It is desirable to test bushings of the kind, for example, used in automotive vehicle suspensions for the purpose of quality control and, if possible, for testing during the process of developing a bushing or even during the development of the suspension system using the bushing.
The manner of fatigue failure of elastomers is an extremely complex phenomenon which is very difficult to predict due to the combination of physical and chemical deterioration. Several important factors affecting fatigue life are cyclic strain, prestress, environment, geometry, and composition. Failure begins when the material is unable to support local deformations. Flex cracks occur at points surrounding surface imperfections or filler boundaries, and grow upon repeated flexing.
In bushing testing, relatively large deflections place a demand on the test machine to physically constrain the test part in a manner closely approximating the actual end use. Improper constraint may drastically effect the performance of the specimen.
One approach to bushing testing is to test the sample using the entire end use assembly and real time loading conditions. This, however, presupposes the existence of a completed assembly and its availability for bushing test purposes. Road tests on an actual vehicle, if one exists with an appropriate suspension, are very useful but require that the vehicle be instrumented for the test and that a suitable road surface be available for the desired test.
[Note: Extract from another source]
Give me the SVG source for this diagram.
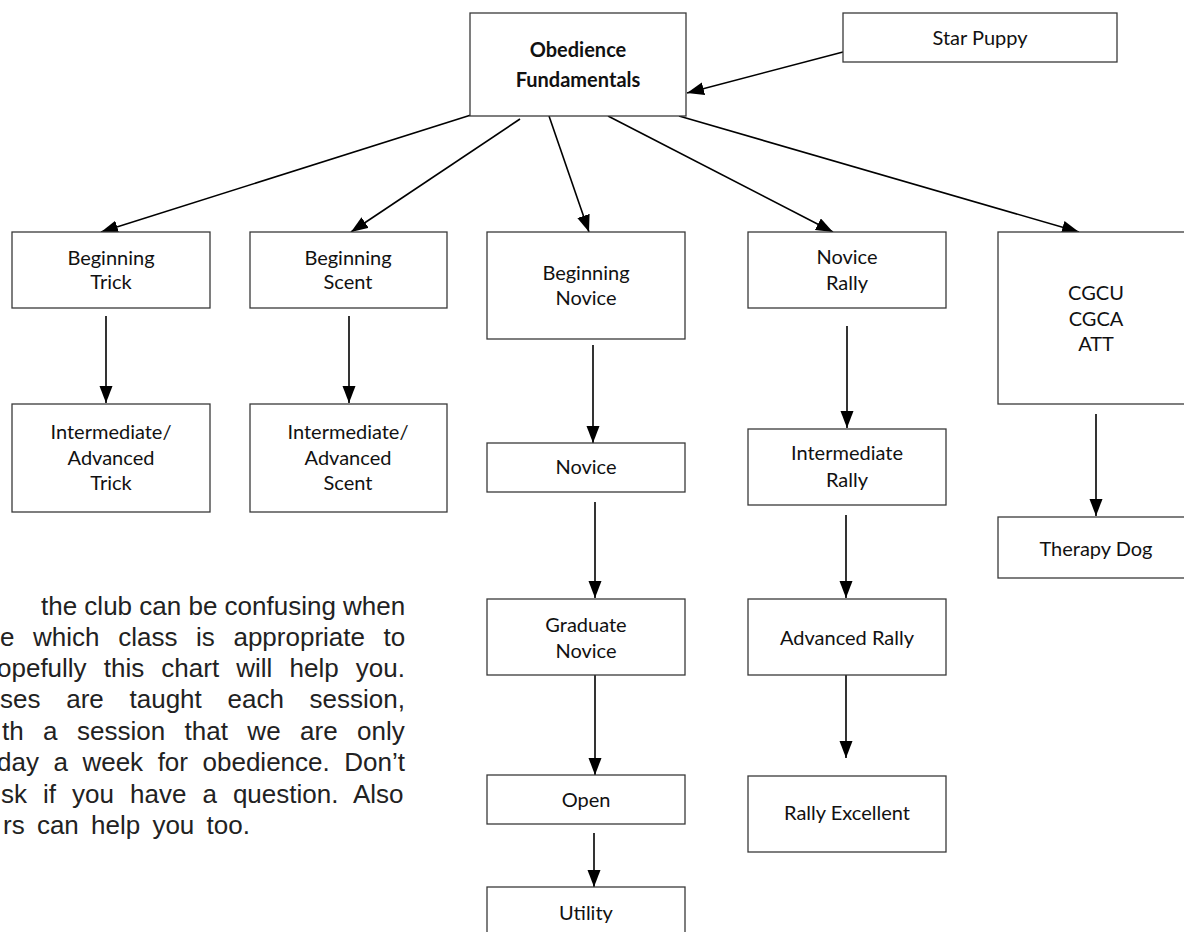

The parallel development of the bushing and suspension often afford certain economic advantages. For this purpose the testing machine must be very flexible in terms of the kinds of input forces that can be applied and how well they can be controlled to simulate the forces arising from particular road surfaces and suspension designs.
The analysis of test results including statistical analysis is important in determining the physical properties of the specimen under test and to recognize the failure mode which may be defined as a change in spring rate, reduction in ultimate strength or complete sample failure, for example.
Testing machines for ball joints and the like with similar objectives have been proposed. In such machines inner and outer gimbals are rocked about their respective axes to afford the necessary imposition of torques on the test specimen. The outer gimbal carries the inner gimbal and also carries an actuator for driving the inner gimbal. The mass of the actuator causes the outer gimbal to be very much out of balance and increases the inertia of the outer gimbal so that its oscillation is limited to a frequency of about one Hertz, which is too low for many tests. In addition, hydraulic hoses attached to the actuator must withstand the constant flexing imposed by the oscillatory motion of the outer gimbal.
In addition to obviating the above problems with prior devices it is desirable to provide the ability to monitor rotary amplitudes of motion and load within 1% of their programmed amplitude. Since elastomers are temperature sensitive, it is also important to control the ambient temperature between 50.degree. and 120 degrees C. There is a conflict between the monitoring requirements and the temperature requirements since transducers should be coupled directly to the axis of motion to obtain the desired accuracy, but standard transducers which are economical to use generally do not operate in the required temperature range.